The ‘Merely’ Well Off
While many hedge funds restrict their minimum investment to $1 million or more, there are now more funds of funds being created for the merely well off. Clients can get into some funds of funds with as little as $25,000 (although $50,000 to $250,000 is more the norm). The rule of thumb is that it's prudent for investors to restrict their exposure to hedge funds to 5 percent of their wealth. Hedge funds of funds have not only lowered their minimums, but have also, in some cases, reduced the lock-up period (the period in which investors must keep their investment in the fund). In 2000, alternative investments were only 4 percent of total investments, according to Merrill Lynch.
Montgomery Partners, a unit of Montgomery Asset Management, introduced a fund of funds product in December, and plans to offer other venture capital, private- equity and strategic sector funds, including products geared to the high-net-worth people with less than $1 million in assets.
Montgomery will be able to do this because it plans on registering its fund with the SEC as a closed-end fund, enabling Montgomery to bypass limits on the number of investors that it can take.
Oppenheimer, which recently acquired Tremont Advisors, an alternative research house and hedge fund of funds manager, is expected to offer fund of funds products created by that company, and will ultimately look to market to the merely wealthy and their advisors as opposed to the super-wealthy. (In the past, to invest in Regulation D offerings, as fund of funds offerings are often classified, clients had to be “qualified” investors — defined by the SEC as having $1 million or more in assets to invest.)
This year, Charles Schwab is rolling out an opportunity to invest with the New York Private Placement Exchange (NYPPE); all you need is $500,000 or more in assets with Schwab. And UBS PaineWebber has a number of opportunities for clients with at least $500,000 in investable assets.
“Clearly, the traditional asset managers are seeing this as the next big area,” says Bill Santos, managing director of distribution at Montgomery Partners. “In 2002, you'll see more and more companies venture into this space.” It can also be seen as an attempt for Wall Street to diversify its revenue base, while attracting high-net-worth individuals, the most coveted class of investors. Hedge funds and other alternative investments scored high in a recent study of affluent investors by Merrill that asked what products they were most interested (see page 88).

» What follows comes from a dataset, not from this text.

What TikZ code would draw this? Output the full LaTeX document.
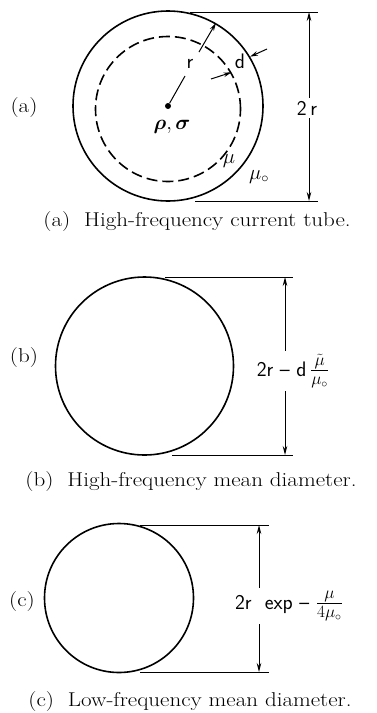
\documentclass[tikz,border=0pt]{standalone}
\usepackage{amsmath,amssymb,bm}
\usepackage{fontspec}
\usetikzlibrary{arrows.meta}
\tikzset{
  ln/.style={line width=1.6pt},
  dim/.style={line width=1pt},
  arrowtip/.style={-{Stealth[length=8pt,width=4.5pt]}},
  dimarrow/.style={line width=1pt,{Stealth[length=9pt,width=4.5pt]}-{Stealth[length=9pt,width=4.5pt]}},
  ringnode/.style={circle,draw,ln,inner sep=0pt},
  hand/.style={font=\fontsize{21}{24}\selectfont\sffamily,inner sep=1pt},
  captext/.style={font=\fontsize{20}{24}\selectfont,inner sep=0pt},
}
\newcommand{\widecap}[1]{\scalebox{1.15}[1]{#1}}
\newcommand{\bigfrac}[3]{{\fontsize{#1}{#1}\selectfont$\frac{#2}{#3}$}}
\begin{document}
\begin{tikzpicture}[x=1pt,y=-1pt]
\useasboundingbox (0,0) rectangle (376,713);
% ---------- (a)
\node[ringnode,minimum size=190pt] (oa) at (168,106) {};
\node[ringnode,dash pattern=on 11pt off 5pt,minimum size=145pt] (ia) at (168,109) {};
\node[circle,fill,inner sep=0pt,minimum size=6pt] (ca) at (168,106) {};
\coordinate (r1) at (185,76);
\coordinate (r2) at (199,52);
\draw[dim] (ca) -- (r1);
\draw[dim,arrowtip] (r2) -- (oa.60);
\node[hand] (rl) at (190,64) {r};
\coordinate (d1) at (211,79);
\coordinate (d2) at (267,49);
\draw[dim,arrowtip] (d1) -- (ia.30);
\draw[dim,arrowtip] (d2) -- (oa.31);
\node[hand] (dl) at (240,61) {d};
\node[hand] (rho) at (172,127) {$\bm{\rho},\bm{\sigma}$};
\node[hand] (mu) at (229,161) {$\mu$};
\node[hand] (mu0) at (259,177) {$\mu_{\circ}$};
\coordinate (ta1) at (190,12);
\coordinate (ta2) at (318,12);
\coordinate (ba1) at (195,201);
\coordinate (ba2) at (318,201);
\coordinate (va1) at (309,12);
\coordinate (va2) at (309,201);
\draw[dim] (ta1) -- (ta2);
\draw[dim] (ba1) -- (ba2);
\draw[dimarrow] (va1) -- (va2);
\node[hand,fill=white,inner sep=3pt] (la) at (307,108) {2\,r};
\node[captext] (sa) at (24,108) {\widecap{(a)}};
\node[captext] (capa) at (197,222) {\widecap{(a)\ \ High-frequency current tube.}};
% ---------- (b)
\node[ringnode,minimum size=178pt] (ob) at (144.5,366) {};
\coordinate (tb1) at (165,277);
\coordinate (tb2) at (293,277);
\coordinate (bb1) at (172,455);
\coordinate (bb2) at (293,455);
\coordinate (vb1) at (285,277);
\coordinate (vb2) at (285,455);
\draw[dim] (tb1) -- (tb2);
\draw[dim] (bb1) -- (bb2);
\draw[dimarrow] (vb1) -- (vb2);
\node[hand,fill=white,inner sep=3pt] (lb) at (293,371) {2r \textendash\ d\,\bigfrac{26}{\tilde{\mu}}{\mu_{\circ}}};
\node[captext] (sb) at (24,358) {\widecap{(b)}};
\node[captext] (capb) at (191,482) {\widecap{(b)\ \ High-frequency mean diameter.}};
% ---------- (c)
\node[ringnode,minimum size=149pt] (oc) at (119,598) {};
\coordinate (tc1) at (140,525);
\coordinate (tc2) at (269,525);
\coordinate (bc1) at (140,672);
\coordinate (bc2) at (269,672);
\coordinate (vc1) at (259,525);
\coordinate (vc2) at (259,672);
\draw[dim] (tc1) -- (tc2);
\draw[dim] (bc1) -- (bc2);
\draw[dimarrow] (vc1) -- (vc2);
\node[hand,fill=white,inner sep=3pt] (lc) at (289,606) {2r\ \ exp \textendash\ \bigfrac{26}{\mu}{4\mu_{\circ}}};
\node[captext] (sc) at (22,602) {\widecap{(c)}};
\node[captext] (capc) at (190,702) {\widecap{(c)\ \ Low-frequency mean diameter.}};
\end{tikzpicture}
\end{document}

Fund companies, such as Pro Funds and Rydex Funds, have a number of “bear” funds or leveraged offerings that employ hedging strategies as well, but are designed for the average retail client. Increasingly, these products are being offered through wirehouses and independent broker-dealers, rather than being treated as proprietary offerings. Matt McGinness, an analyst at consulting firm Cerulli Associates, says these products are only recently becoming well known by the broader investment community.
“There's certainly an appeal, especially as broker-dealer firms segment their own advisor force to deal with different wealth demographics,” McGinness says. “There's a lot of interest in [hedge fund products] on that side of the business. The providers haven't necessarily dealt with this in the past; it's relatively new.”
Popular Hedge Funds
One of the more popular hedge funds types is the convertible arbitrage strategy, which involves purchasing options in convertible bonds of a company, which can be converted into stock for a pre-arranged price, and simultaneously shorting the common stock. Convertible arbitrage has been the best performing of hedging strategies in 2001, according to Van Hedge Fund Advisors. Long-short equity hedge funds are the most popular, and perhaps the most easily understood, of the hedging strategies employed in the various funds in hedge products. Other strategies include event-driven funds, fixed-income arbitrage and equity market neutral strategies.

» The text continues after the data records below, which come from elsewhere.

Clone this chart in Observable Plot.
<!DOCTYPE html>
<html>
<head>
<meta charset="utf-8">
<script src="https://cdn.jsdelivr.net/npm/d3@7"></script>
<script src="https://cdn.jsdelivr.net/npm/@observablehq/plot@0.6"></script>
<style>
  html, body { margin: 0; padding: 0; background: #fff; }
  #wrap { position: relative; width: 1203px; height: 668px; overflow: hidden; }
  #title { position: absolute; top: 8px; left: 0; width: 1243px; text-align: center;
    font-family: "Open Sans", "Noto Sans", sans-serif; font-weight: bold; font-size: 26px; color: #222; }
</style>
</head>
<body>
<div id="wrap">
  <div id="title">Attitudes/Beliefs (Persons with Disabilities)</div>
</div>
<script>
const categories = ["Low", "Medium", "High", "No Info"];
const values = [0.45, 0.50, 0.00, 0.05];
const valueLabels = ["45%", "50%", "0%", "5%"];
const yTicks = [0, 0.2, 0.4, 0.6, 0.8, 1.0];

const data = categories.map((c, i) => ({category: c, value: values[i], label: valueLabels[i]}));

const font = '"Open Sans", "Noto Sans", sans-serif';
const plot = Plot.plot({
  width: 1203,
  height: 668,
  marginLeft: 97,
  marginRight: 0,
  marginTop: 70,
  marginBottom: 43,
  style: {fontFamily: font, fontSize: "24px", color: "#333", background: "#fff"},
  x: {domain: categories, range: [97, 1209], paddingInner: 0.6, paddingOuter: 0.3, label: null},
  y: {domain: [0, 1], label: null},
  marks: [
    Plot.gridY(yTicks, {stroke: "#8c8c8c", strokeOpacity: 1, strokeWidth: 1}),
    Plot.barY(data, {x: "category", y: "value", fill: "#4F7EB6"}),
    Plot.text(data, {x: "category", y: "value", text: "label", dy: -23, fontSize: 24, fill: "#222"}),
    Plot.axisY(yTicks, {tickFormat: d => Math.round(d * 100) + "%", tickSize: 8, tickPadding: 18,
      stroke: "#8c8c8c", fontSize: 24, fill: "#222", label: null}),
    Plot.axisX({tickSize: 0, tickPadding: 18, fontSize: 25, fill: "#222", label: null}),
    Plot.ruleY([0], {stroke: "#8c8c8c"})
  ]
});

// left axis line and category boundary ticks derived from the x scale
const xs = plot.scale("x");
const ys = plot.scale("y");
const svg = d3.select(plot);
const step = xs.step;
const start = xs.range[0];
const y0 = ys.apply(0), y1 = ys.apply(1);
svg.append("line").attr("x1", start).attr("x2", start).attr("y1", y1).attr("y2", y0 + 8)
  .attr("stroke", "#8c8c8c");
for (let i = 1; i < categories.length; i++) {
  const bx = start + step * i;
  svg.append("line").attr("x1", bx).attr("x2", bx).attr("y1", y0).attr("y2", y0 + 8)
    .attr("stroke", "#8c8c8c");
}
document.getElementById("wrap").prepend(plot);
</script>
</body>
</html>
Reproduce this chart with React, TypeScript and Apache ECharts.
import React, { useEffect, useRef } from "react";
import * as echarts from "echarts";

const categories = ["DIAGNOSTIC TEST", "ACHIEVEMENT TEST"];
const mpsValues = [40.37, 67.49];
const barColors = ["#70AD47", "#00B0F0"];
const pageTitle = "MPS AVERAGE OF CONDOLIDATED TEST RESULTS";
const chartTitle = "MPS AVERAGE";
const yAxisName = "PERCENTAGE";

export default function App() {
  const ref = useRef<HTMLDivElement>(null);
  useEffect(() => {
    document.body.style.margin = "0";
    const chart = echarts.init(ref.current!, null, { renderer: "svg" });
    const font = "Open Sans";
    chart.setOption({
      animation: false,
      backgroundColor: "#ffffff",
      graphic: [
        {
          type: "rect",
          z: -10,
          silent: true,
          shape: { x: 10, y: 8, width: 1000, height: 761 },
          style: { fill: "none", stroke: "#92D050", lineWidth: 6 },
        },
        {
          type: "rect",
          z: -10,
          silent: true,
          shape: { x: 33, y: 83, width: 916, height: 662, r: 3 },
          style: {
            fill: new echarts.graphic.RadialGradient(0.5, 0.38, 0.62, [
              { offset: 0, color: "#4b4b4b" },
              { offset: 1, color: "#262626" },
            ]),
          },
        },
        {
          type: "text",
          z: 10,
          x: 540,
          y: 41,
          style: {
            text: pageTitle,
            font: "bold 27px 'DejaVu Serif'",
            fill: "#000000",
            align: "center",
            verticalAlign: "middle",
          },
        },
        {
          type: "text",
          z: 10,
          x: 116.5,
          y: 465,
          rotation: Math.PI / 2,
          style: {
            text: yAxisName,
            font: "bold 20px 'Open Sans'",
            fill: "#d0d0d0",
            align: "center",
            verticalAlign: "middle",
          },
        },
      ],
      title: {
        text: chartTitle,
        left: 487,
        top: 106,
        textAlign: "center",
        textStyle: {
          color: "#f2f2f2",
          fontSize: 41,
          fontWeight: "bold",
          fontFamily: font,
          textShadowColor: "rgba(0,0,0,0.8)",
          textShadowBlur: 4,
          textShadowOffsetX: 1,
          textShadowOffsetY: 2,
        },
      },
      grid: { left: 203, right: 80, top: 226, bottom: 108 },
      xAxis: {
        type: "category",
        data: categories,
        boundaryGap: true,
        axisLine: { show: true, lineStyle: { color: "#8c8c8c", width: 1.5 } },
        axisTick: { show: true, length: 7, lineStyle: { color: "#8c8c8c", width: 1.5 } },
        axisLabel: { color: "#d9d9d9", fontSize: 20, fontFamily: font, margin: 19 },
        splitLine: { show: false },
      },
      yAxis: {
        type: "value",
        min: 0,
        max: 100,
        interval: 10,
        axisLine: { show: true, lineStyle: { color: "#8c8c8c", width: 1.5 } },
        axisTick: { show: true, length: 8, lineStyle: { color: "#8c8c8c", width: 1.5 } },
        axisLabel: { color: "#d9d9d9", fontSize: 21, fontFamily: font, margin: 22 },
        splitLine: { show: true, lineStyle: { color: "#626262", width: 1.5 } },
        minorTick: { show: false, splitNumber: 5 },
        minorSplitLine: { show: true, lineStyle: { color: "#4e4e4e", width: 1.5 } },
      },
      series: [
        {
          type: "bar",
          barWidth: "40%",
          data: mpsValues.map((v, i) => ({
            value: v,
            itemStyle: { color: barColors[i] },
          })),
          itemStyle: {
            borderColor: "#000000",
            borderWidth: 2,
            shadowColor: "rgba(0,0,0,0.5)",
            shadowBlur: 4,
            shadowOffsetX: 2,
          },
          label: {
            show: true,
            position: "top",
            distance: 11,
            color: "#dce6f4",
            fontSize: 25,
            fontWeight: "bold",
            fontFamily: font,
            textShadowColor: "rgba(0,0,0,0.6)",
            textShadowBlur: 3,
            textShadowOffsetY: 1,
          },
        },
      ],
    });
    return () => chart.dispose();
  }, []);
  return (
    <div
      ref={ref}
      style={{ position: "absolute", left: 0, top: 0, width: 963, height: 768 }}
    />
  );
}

Another investment vehicle, while still a hedge fund, is the managed futures strategy, which invests in a variety of global markets through futures, options and currencies. They often also invest in oil and commodities, but increasingly, these funds have turned to financial futures, including fixed income futures. These assets are increasing in popularity as well, although in 2000 they accounted for less than 5 percent of the total hedge fund market, according to Merrill.
But don't fail to think critically when you hear the word “alternative.” The venture capital funds are the poster boys for irrational exuberance, posting negative returns in 2001. The lack of a decent IPO market and the dot-com implosion has forced venture capital firms to write off billions from their portfolios. Although the IPO market is showing some signs of life, only clients with long-term horizons — or a contrarian's mettle — are likely to be interested. Then again, going against the received wisdom is a tried and true path to profits.